START THE INPUT
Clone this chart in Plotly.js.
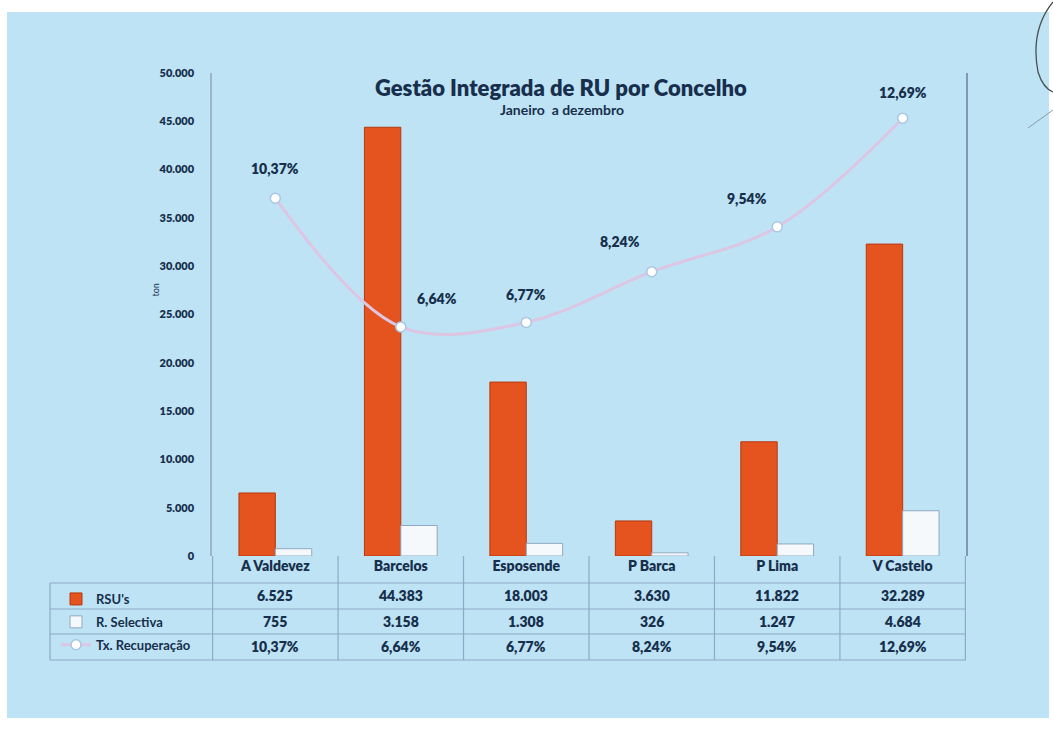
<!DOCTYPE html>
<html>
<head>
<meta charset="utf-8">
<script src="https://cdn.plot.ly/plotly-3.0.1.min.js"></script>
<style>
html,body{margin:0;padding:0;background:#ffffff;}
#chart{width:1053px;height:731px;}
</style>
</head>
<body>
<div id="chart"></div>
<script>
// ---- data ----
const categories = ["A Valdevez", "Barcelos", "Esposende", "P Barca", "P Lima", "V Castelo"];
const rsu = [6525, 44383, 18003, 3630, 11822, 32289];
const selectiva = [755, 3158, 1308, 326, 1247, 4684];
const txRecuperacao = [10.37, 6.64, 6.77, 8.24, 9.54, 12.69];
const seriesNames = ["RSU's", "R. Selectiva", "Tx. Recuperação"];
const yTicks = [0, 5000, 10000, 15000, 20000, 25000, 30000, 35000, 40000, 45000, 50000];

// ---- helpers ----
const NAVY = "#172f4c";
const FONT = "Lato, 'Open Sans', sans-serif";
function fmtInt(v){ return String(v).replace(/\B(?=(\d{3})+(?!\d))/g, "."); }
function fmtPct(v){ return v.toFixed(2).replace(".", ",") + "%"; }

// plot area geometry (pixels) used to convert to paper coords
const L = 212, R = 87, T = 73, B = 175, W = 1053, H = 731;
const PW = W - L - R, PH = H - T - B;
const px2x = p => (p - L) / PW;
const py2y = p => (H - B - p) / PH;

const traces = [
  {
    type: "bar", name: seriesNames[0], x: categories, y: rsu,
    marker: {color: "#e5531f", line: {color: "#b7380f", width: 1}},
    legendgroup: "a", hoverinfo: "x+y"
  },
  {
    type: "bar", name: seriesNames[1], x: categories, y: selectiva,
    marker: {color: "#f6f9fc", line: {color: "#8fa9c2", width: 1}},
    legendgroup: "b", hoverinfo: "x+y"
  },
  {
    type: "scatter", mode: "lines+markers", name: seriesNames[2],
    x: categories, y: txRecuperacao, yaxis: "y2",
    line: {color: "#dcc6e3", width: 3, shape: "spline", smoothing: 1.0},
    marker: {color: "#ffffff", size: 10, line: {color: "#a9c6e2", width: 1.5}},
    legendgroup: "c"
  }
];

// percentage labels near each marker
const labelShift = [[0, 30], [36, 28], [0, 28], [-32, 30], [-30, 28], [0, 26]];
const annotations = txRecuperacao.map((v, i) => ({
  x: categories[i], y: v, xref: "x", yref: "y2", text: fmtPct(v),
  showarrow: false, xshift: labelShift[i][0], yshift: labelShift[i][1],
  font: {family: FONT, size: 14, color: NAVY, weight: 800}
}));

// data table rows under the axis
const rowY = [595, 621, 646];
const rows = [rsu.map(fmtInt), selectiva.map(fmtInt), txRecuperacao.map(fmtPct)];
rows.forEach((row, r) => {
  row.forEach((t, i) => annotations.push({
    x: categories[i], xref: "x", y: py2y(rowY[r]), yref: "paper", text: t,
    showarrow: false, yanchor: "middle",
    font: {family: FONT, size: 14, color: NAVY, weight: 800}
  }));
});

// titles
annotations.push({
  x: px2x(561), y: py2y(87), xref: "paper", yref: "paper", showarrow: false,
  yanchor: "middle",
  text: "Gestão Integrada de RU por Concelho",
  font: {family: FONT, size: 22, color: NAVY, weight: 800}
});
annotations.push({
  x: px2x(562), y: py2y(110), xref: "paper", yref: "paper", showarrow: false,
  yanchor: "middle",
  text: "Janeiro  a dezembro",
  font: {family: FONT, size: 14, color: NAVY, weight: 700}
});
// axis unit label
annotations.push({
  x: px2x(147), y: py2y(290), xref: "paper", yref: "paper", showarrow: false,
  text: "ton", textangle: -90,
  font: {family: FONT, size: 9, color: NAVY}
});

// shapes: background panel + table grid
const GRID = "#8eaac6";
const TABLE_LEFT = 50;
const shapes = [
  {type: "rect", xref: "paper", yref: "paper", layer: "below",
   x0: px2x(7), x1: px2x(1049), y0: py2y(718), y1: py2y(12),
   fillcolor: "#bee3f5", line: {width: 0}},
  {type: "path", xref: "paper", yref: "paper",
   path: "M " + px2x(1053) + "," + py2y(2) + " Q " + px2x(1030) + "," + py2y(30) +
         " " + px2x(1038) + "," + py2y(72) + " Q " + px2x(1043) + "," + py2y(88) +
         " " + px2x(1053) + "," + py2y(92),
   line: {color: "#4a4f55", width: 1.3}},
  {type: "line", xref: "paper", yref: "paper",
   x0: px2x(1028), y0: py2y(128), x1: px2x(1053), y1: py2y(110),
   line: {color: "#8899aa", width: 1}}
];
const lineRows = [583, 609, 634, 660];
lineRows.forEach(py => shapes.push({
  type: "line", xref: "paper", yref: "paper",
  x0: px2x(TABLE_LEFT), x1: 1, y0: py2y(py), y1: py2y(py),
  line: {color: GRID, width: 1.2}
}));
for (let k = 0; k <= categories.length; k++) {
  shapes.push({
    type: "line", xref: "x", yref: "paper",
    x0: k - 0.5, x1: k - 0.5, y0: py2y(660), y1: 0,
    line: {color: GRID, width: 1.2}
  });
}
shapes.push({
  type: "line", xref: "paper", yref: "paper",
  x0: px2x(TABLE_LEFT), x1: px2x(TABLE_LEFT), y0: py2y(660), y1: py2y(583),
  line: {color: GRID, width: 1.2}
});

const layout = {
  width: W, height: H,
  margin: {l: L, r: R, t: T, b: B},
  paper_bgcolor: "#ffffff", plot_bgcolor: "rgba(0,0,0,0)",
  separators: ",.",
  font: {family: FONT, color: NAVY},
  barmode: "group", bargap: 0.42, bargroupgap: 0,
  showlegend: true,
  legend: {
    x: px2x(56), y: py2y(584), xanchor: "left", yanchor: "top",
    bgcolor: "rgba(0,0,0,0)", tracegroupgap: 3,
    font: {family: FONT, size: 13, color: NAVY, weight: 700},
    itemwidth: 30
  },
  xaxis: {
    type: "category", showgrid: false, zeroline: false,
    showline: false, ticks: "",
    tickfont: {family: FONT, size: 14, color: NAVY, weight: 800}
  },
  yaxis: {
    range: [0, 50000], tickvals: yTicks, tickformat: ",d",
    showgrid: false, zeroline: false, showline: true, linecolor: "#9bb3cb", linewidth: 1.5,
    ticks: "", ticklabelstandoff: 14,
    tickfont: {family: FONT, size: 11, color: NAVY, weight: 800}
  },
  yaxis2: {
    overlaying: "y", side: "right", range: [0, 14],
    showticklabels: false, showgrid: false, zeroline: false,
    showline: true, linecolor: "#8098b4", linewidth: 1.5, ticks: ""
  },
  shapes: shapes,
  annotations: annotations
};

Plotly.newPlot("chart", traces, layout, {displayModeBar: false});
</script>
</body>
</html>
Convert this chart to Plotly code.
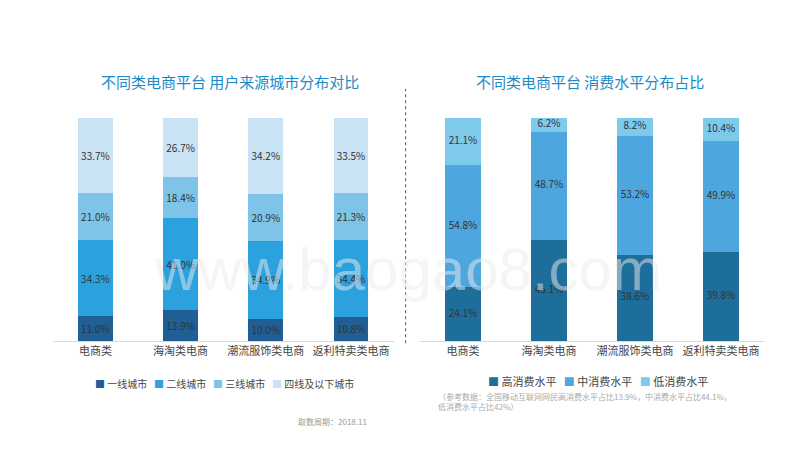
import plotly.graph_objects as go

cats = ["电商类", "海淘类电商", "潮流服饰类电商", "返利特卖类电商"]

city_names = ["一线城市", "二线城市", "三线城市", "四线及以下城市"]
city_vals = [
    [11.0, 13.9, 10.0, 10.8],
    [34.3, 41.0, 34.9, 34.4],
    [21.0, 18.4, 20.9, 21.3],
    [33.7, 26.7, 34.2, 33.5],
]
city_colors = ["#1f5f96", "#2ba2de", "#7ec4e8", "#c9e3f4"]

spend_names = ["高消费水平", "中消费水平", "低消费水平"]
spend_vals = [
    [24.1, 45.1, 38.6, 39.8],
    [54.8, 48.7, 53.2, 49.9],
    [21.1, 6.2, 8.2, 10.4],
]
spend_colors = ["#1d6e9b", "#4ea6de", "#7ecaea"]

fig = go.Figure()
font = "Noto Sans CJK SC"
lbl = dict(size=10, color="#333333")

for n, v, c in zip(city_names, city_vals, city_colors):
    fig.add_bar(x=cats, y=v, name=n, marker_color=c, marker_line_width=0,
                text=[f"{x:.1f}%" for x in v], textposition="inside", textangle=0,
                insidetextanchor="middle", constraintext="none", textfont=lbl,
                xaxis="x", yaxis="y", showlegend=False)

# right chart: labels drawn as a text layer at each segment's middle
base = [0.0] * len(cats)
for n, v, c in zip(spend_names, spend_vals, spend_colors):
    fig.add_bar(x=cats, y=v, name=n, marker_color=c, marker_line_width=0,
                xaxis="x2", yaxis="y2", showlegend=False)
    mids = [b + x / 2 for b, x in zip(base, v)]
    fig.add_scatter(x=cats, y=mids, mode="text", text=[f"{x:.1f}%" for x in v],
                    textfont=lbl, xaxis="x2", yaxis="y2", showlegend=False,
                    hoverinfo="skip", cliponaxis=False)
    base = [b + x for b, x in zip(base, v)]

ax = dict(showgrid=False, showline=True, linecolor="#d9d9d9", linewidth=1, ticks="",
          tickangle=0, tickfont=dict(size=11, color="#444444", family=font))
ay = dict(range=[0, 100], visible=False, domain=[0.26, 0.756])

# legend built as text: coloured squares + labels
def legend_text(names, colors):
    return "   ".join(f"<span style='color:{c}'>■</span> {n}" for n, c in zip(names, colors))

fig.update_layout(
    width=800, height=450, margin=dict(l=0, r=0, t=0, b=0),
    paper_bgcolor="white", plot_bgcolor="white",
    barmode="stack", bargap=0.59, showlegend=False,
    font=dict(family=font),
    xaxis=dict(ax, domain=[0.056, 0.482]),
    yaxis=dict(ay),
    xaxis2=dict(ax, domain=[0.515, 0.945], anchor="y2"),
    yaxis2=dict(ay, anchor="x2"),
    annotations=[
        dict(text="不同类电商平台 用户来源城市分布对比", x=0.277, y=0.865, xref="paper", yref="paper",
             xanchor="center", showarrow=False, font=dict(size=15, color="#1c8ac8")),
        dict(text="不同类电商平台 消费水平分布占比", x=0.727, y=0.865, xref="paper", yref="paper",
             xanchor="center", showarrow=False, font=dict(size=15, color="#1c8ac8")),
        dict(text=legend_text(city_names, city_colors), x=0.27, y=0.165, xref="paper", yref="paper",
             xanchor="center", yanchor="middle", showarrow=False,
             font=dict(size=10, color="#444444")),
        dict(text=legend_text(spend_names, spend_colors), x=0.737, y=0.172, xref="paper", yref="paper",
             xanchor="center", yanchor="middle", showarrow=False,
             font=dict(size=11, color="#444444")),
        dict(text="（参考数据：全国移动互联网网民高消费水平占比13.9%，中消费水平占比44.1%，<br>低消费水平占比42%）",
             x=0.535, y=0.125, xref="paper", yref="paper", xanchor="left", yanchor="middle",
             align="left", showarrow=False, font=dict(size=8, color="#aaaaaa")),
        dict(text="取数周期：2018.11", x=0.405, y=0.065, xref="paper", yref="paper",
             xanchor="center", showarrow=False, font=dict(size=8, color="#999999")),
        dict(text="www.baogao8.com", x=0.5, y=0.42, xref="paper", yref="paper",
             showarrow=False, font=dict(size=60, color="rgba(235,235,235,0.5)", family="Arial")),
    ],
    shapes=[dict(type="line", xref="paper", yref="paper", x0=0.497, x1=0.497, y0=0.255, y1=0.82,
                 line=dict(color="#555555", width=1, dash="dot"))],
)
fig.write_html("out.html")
END THE INPUT
▶ _EXERCISE_
Begin with the line where "Convert this chart to Plotly code." appears and end with the line where "ay = dict(range=[0, 100], visible=False, domain=[0.26, 0.756])" appears. Copy only that stretch, exactly, with no pictures.

▶ _EXERCISE SOLUTION_
Convert this chart to Plotly code.
import plotly.graph_objects as go

cats = ["电商类", "海淘类电商", "潮流服饰类电商", "返利特卖类电商"]

city_names = ["一线城市", "二线城市", "三线城市", "四线及以下城市"]
city_vals = [
    [11.0, 13.9, 10.0, 10.8],
    [34.3, 41.0, 34.9, 34.4],
    [21.0, 18.4, 20.9, 21.3],
    [33.7, 26.7, 34.2, 33.5],
]
city_colors = ["#1f5f96", "#2ba2de", "#7ec4e8", "#c9e3f4"]

spend_names = ["高消费水平", "中消费水平", "低消费水平"]
spend_vals = [
    [24.1, 45.1, 38.6, 39.8],
    [54.8, 48.7, 53.2, 49.9],
    [21.1, 6.2, 8.2, 10.4],
]
spend_colors = ["#1d6e9b", "#4ea6de", "#7ecaea"]

fig = go.Figure()
font = "Noto Sans CJK SC"
lbl = dict(size=10, color="#333333")

for n, v, c in zip(city_names, city_vals, city_colors):
    fig.add_bar(x=cats, y=v, name=n, marker_color=c, marker_line_width=0,
                text=[f"{x:.1f}%" for x in v], textposition="inside", textangle=0,
                insidetextanchor="middle", constraintext="none", textfont=lbl,
                xaxis="x", yaxis="y", showlegend=False)

# right chart: labels drawn as a text layer at each segment's middle
base = [0.0] * len(cats)
for n, v, c in zip(spend_names, spend_vals, spend_colors):
    fig.add_bar(x=cats, y=v, name=n, marker_color=c, marker_line_width=0,
                xaxis="x2", yaxis="y2", showlegend=False)
    mids = [b + x / 2 for b, x in zip(base, v)]
    fig.add_scatter(x=cats, y=mids, mode="text", text=[f"{x:.1f}%" for x in v],
                    textfont=lbl, xaxis="x2", yaxis="y2", showlegend=False,
                    hoverinfo="skip", cliponaxis=False)
    base = [b + x for b, x in zip(base, v)]

ax = dict(showgrid=False, showline=True, linecolor="#d9d9d9", linewidth=1, ticks="",
          tickangle=0, tickfont=dict(size=11, color="#444444", family=font))
ay = dict(range=[0, 100], visible=False, domain=[0.26, 0.756])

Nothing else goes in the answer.